Consider if a just God would be impressed that we:
– Artificially breed them into existence in their billions, confining them in awful and unnatural conditions.
– Take their lives when (in almost all cases) they are still babies.
– Cram them onto transport trucks where many suffer slow, painful deaths in transit.
– Force them against their will into slaughterhouses, where we hang them upside-down and cut their throats.
– Throw day-old male chicks into grinding machines or gas chambers (because they don’t lay eggs).
– Take day-old calves from their mothers and kill them (so that we can drink the milk intended for them).
– Destroy God’s air, oceans, lakes, rivers and forests with destructive and unsustainable animal agriculture.
These are all acts that would get you arrested if you did them to a cat or a dog, or indeed any animal not arbitrarily classed as “food.” If God’s will, together with morality acquired from the Bible is what causes us to criminalize animal abuse, why do we then choose to turn a blind eye to the torment of a few unfortunate species whose flesh we have no need to consume?
God created these animals with the ability to feel pain, form social bonds and elicit emotions, as well as with a strong will to live and the instinct to fight to stay alive.

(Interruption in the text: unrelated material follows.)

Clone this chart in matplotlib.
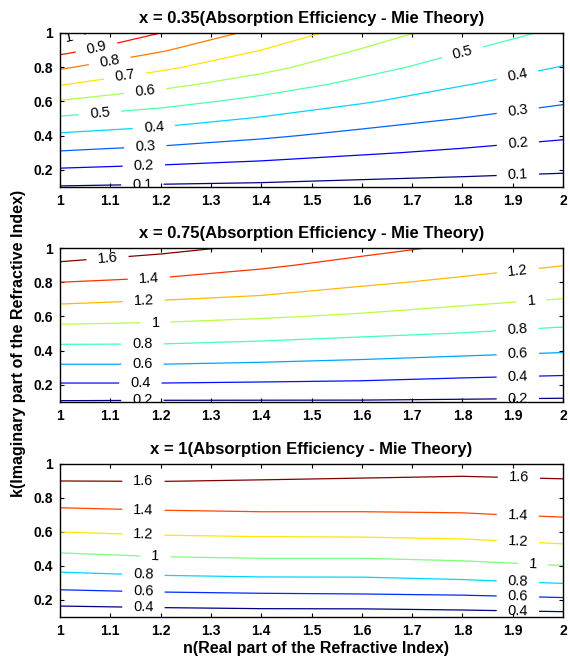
import numpy as np
import matplotlib
matplotlib.use('Agg')
import matplotlib.pyplot as plt

plt.rcParams['font.family'] = ['Liberation Sans', 'DejaVu Sans']

# grid nodes (n = real part, k = imaginary part)
n_vals = [1.0, 1.2, 1.4, 1.6, 1.8, 2.0]
k_vals = [0.1, 0.2, 0.3, 0.4, 0.5, 0.6, 0.7, 0.8, 0.9, 1.0]

# absorption efficiency, rows = k, columns = n
q_035 = [
    [0.094, 0.086, 0.080, 0.070, 0.064, 0.059],
    [0.190, 0.174, 0.159, 0.140, 0.124, 0.110],
    [0.290, 0.265, 0.237, 0.209, 0.185, 0.162],
    [0.383, 0.354, 0.315, 0.274, 0.242, 0.212],
    [0.485, 0.444, 0.392, 0.341, 0.298, 0.261],
    [0.593, 0.535, 0.472, 0.409, 0.352, 0.309],
    [0.706, 0.628, 0.552, 0.474, 0.405, 0.352],
    [0.813, 0.720, 0.629, 0.535, 0.456, 0.396],
    [0.933, 0.810, 0.700, 0.594, 0.506, 0.437],
    [1.040, 0.900, 0.770, 0.653, 0.552, 0.480],
]
q_075 = [
    [0.185, 0.180, 0.180, 0.180, 0.174, 0.167],
    [0.380, 0.380, 0.370, 0.360, 0.335, 0.317],
    [0.564, 0.564, 0.547, 0.525, 0.494, 0.468],
    [0.737, 0.737, 0.712, 0.680, 0.648, 0.616],
    [0.907, 0.898, 0.868, 0.829, 0.794, 0.752],
    [1.078, 1.054, 1.018, 0.975, 0.923, 0.877],
    [1.246, 1.208, 1.170, 1.105, 1.047, 0.995],
    [1.400, 1.362, 1.301, 1.229, 1.165, 1.100],
    [1.567, 1.507, 1.429, 1.343, 1.270, 1.204],
    [1.733, 1.650, 1.563, 1.453, 1.370, 1.304],
]
q_1 = [
    [0.262, 0.276, 0.290, 0.285, 0.306, 0.325],
    [0.477, 0.501, 0.515, 0.526, 0.536, 0.566],
    [0.682, 0.713, 0.731, 0.736, 0.762, 0.806],
    [0.867, 0.907, 0.925, 0.923, 0.950, 0.996],
    [1.040, 1.077, 1.092, 1.094, 1.114, 1.159],
    [1.200, 1.228, 1.241, 1.246, 1.259, 1.295],
    [1.344, 1.366, 1.379, 1.380, 1.388, 1.415],
    [1.476, 1.487, 1.489, 1.484, 1.483, 1.502],
    [1.600, 1.603, 1.593, 1.583, 1.575, 1.589],
    [1.711, 1.714, 1.698, 1.683, 1.666, 1.676],
]

levels_035 = [0.1, 0.2, 0.3, 0.4, 0.5, 0.6, 0.7, 0.8, 0.9, 1.0]
levels_075 = [0.2, 0.4, 0.6, 0.8, 1.0, 1.2, 1.4, 1.6]
levels_1 = [0.4, 0.6, 0.8, 1.0, 1.2, 1.4, 1.6]

titles = ['x = 0.35(Absorption Efficiency - Mie Theory)',
          'x = 0.75(Absorption Efficiency - Mie Theory)',
          'x = 1(Absorption Efficiency - Mie Theory)']

# where the inline labels sit (n, k)
label_pos = [
    [(1.02, 0.96), (1.074, 0.90), (1.10, 0.82), (1.13, 0.74), (1.17, 0.655),
     (1.08, 0.52), (1.187, 0.44), (1.17, 0.33), (1.167, 0.22), (1.164, 0.11),
     (1.80, 0.89), (1.91, 0.74), (1.91, 0.54), (1.91, 0.355), (1.91, 0.17)],
    [(1.095, 0.93), (1.177, 0.81), (1.167, 0.676), (1.19, 0.56), (1.164, 0.437),
     (1.164, 0.32), (1.16, 0.21), (1.164, 0.108),
     (1.91, 0.87), (1.937, 0.69), (1.909, 0.52), (1.91, 0.378), (1.91, 0.245),
     (1.91, 0.117)],
    [(1.166, 0.89), (1.166, 0.72), (1.166, 0.575), (1.19, 0.45), (1.166, 0.339),
     (1.166, 0.24), (1.166, 0.145),
     (1.912, 0.907), (1.91, 0.689), (1.91, 0.535), (1.94, 0.408), (1.91, 0.303),
     (1.91, 0.214), (1.91, 0.135)],
]

fig = plt.figure(figsize=(5.7, 6.6), dpi=100)
boxes = [[0.105, 0.7167, 0.883, 0.2333],
         [0.105, 0.3909, 0.883, 0.2333],
         [0.105, 0.0652, 0.883, 0.2318]]

N, K = np.meshgrid(n_vals, k_vals)
for i, (Z, lev) in enumerate([(q_035, levels_035), (q_075, levels_075), (q_1, levels_1)]):
    ax = fig.add_axes(boxes[i])
    cs = ax.contour(N, K, np.array(Z), levels=lev, cmap='jet', linewidths=0.9)
    ax.clabel(cs, fontsize=10.5, colors='k', inline=True, inline_spacing=11,
              fmt='%g', manual=label_pos[i])
    ax.set_xlim(1, 2)
    ax.set_ylim(0.1, 1)
    ax.set_xticks([1, 1.1, 1.2, 1.3, 1.4, 1.5, 1.6, 1.7, 1.8, 1.9, 2])
    ax.set_xticklabels(['1', '1.1', '1.2', '1.3', '1.4', '1.5', '1.6', '1.7', '1.8', '1.9', '2'])
    ax.set_yticks([0.2, 0.4, 0.6, 0.8, 1])
    ax.set_yticklabels(['0.2', '0.4', '0.6', '0.8', '1'])
    ax.tick_params(direction='in', top=True, right=True, length=3, width=0.8,
                   labelsize=10, pad=5)
    for lab in ax.get_xticklabels() + ax.get_yticklabels():
        lab.set_fontweight('bold')
    for sp in ax.spines.values():
        sp.set_linewidth(1.0)
    ax.set_title(titles[i], fontsize=12, fontweight='bold', pad=7)

fig.text(0.032, 0.48, 'k(Imaginary part of the Refractive Index)', rotation=90,
         ha='center', va='center', fontsize=11.5, fontweight='bold')
fig.text(0.555, 0.018, 'n(Real part of the Refractive Index)',
         ha='center', va='center', fontsize=11.5, fontweight='bold')

fig.savefig('out.png', dpi=100)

Why would a kind and loving God create animals with these traits if he then wanted us to confine, enslave, hurt and kill them? Is this the act of someone who is kind and just? Or is it perhaps we who have misinterpreted his intentions? We’ve twisted ideals into “thou shalt not kill (unless we like the taste of the animal’s flesh)” and have used our dominion to hurt, abuse and kill vulnerable animals, when we should really be using that responsibility to show peace, love and protection to all of God’s creatures.